• [Challenge] Pick out the lines below with "that" and list them.

• [Recorded data]
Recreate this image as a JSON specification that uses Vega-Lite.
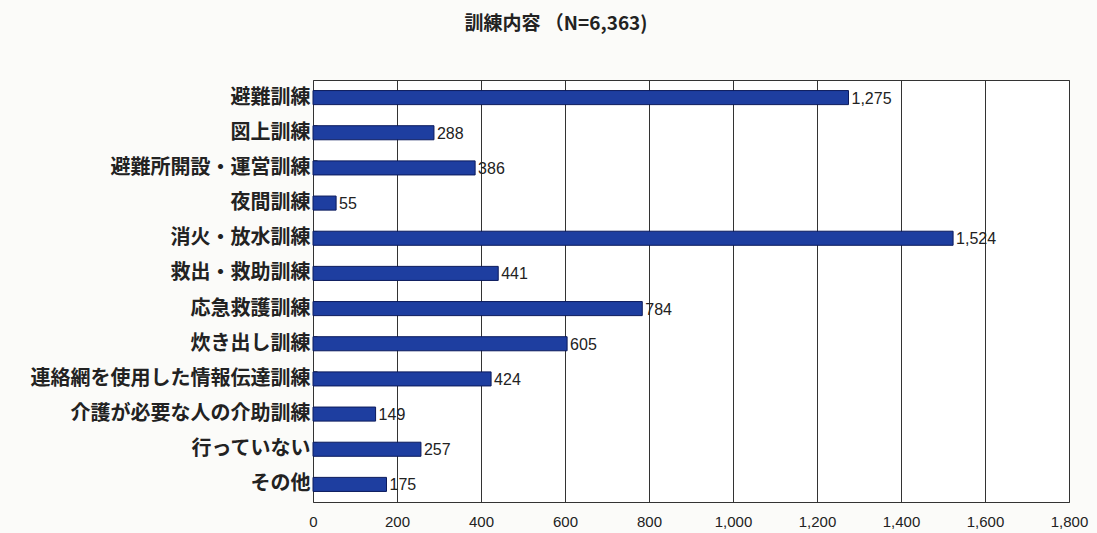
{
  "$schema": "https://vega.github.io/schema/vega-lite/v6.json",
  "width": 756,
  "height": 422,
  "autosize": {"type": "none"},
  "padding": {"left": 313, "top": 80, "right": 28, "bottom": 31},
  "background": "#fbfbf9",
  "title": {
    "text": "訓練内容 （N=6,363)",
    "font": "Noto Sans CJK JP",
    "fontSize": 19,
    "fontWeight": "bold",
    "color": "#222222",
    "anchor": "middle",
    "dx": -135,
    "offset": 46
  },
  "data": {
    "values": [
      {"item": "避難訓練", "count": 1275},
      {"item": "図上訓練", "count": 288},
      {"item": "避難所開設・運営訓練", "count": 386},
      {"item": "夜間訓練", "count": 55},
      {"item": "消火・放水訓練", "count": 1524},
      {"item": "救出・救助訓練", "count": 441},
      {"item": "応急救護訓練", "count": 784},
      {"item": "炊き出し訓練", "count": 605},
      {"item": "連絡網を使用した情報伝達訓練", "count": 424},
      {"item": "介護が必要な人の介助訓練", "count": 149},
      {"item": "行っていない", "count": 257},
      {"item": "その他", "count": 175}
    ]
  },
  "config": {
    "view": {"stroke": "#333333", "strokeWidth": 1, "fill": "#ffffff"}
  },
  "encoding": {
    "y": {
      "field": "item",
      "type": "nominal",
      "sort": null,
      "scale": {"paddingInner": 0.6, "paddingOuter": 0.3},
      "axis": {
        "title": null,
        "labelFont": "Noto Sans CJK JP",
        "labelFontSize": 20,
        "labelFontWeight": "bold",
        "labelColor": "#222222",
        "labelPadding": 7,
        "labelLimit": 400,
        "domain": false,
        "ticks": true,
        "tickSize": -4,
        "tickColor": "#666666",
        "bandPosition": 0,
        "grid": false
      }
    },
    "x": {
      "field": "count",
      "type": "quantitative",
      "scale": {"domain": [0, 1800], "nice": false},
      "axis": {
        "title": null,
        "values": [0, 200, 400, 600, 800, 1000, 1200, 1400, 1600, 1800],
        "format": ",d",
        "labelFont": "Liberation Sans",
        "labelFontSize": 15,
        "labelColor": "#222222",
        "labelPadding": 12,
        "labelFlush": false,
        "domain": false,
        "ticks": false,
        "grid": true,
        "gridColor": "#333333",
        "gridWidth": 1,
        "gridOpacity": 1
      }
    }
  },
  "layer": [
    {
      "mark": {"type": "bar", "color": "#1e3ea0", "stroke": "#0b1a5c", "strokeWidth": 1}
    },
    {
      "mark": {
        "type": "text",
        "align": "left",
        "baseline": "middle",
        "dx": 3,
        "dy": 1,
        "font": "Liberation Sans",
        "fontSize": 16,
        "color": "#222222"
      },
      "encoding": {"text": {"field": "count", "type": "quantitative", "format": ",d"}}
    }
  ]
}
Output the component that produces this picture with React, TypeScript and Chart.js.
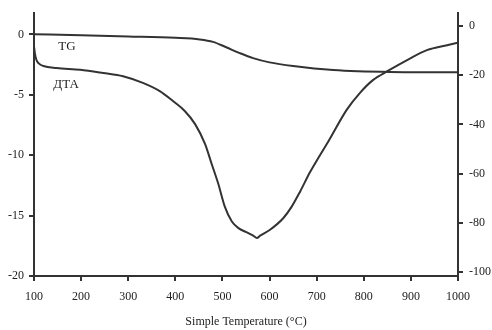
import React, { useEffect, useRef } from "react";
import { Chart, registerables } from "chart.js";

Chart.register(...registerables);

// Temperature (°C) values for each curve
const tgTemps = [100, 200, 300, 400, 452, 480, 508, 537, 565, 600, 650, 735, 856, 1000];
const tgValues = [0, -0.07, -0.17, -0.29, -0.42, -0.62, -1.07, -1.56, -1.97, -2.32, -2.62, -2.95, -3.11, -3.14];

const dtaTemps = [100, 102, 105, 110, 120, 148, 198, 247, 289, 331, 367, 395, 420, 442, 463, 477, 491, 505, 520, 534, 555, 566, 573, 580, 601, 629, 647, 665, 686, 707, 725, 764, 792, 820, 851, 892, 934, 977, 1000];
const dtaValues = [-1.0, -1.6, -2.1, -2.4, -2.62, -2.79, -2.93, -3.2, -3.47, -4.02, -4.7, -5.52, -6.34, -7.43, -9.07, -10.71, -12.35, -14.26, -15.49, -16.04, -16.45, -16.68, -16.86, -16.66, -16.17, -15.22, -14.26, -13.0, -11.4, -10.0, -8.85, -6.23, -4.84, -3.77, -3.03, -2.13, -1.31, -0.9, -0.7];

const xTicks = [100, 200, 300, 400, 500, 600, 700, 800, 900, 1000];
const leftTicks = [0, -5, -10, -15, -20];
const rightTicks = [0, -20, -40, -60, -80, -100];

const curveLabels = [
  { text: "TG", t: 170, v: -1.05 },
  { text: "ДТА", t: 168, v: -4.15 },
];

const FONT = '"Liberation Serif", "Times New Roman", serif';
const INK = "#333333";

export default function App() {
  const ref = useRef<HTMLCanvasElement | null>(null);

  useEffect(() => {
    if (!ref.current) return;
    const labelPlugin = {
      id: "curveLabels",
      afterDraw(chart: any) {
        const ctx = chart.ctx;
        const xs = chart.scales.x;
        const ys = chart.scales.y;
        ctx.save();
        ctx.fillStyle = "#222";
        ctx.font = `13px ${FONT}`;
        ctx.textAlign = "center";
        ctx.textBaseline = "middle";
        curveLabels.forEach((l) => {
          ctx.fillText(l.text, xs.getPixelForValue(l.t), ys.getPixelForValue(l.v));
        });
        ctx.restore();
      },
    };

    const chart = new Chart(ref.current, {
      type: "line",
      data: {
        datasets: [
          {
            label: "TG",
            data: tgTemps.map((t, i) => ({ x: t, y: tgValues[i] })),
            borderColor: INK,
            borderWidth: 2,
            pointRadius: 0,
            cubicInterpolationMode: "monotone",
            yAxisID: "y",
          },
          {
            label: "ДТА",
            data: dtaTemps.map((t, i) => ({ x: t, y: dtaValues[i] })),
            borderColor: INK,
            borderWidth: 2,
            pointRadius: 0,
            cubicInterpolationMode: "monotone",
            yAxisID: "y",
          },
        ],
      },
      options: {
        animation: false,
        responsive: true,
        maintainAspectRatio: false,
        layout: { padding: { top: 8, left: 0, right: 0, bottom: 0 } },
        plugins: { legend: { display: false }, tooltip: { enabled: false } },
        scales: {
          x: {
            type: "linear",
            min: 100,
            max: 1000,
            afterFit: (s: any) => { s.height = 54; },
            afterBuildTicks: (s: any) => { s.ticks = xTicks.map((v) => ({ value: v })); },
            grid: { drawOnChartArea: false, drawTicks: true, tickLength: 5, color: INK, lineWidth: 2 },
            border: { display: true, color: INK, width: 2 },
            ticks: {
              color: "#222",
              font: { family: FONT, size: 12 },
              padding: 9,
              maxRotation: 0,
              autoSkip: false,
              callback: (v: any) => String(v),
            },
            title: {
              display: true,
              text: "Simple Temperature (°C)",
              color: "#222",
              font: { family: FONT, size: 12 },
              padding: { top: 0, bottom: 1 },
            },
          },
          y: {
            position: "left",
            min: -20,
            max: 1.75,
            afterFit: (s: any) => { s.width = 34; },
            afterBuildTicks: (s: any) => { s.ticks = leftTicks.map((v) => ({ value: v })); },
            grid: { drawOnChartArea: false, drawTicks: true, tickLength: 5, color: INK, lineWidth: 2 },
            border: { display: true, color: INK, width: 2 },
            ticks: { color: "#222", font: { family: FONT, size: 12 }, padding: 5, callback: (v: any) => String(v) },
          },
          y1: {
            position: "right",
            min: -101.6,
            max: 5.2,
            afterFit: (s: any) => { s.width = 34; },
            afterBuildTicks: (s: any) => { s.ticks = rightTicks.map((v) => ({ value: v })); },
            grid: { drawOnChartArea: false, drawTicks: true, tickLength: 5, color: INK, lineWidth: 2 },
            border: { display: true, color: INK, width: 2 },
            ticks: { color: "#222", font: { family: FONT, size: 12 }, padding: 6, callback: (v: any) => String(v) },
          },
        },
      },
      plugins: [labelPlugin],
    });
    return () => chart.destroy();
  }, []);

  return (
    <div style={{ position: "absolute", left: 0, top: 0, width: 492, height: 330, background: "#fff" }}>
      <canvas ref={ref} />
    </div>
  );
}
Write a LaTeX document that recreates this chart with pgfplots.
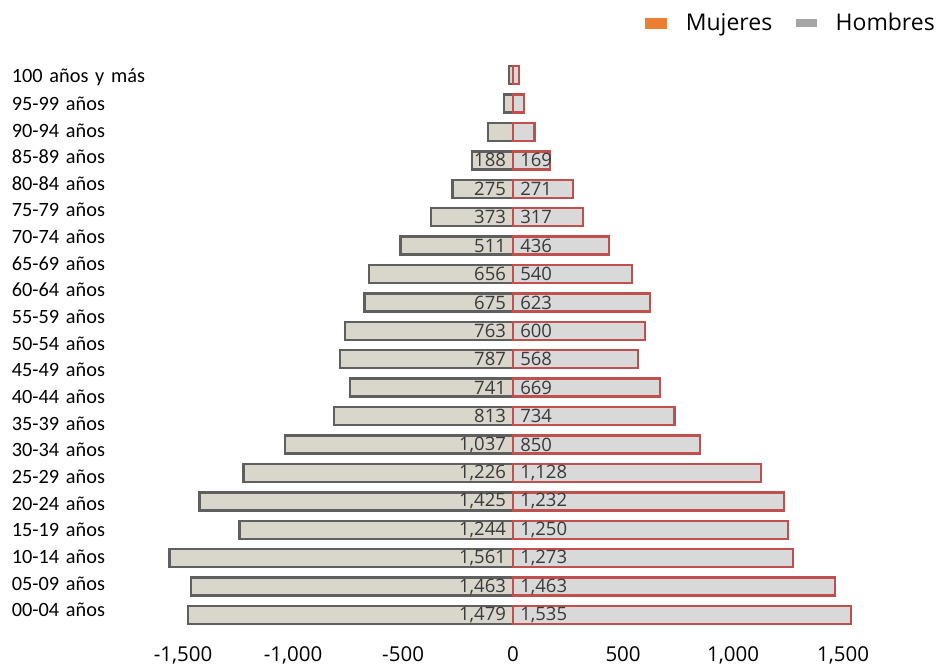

• [Correct answer]
Recreate this image as a JSON specification that uses Vega-Lite.
Output the component that produces this picture with React, TypeScript and Chart.js.
Write a LaTeX document that recreates this chart with pgfplots.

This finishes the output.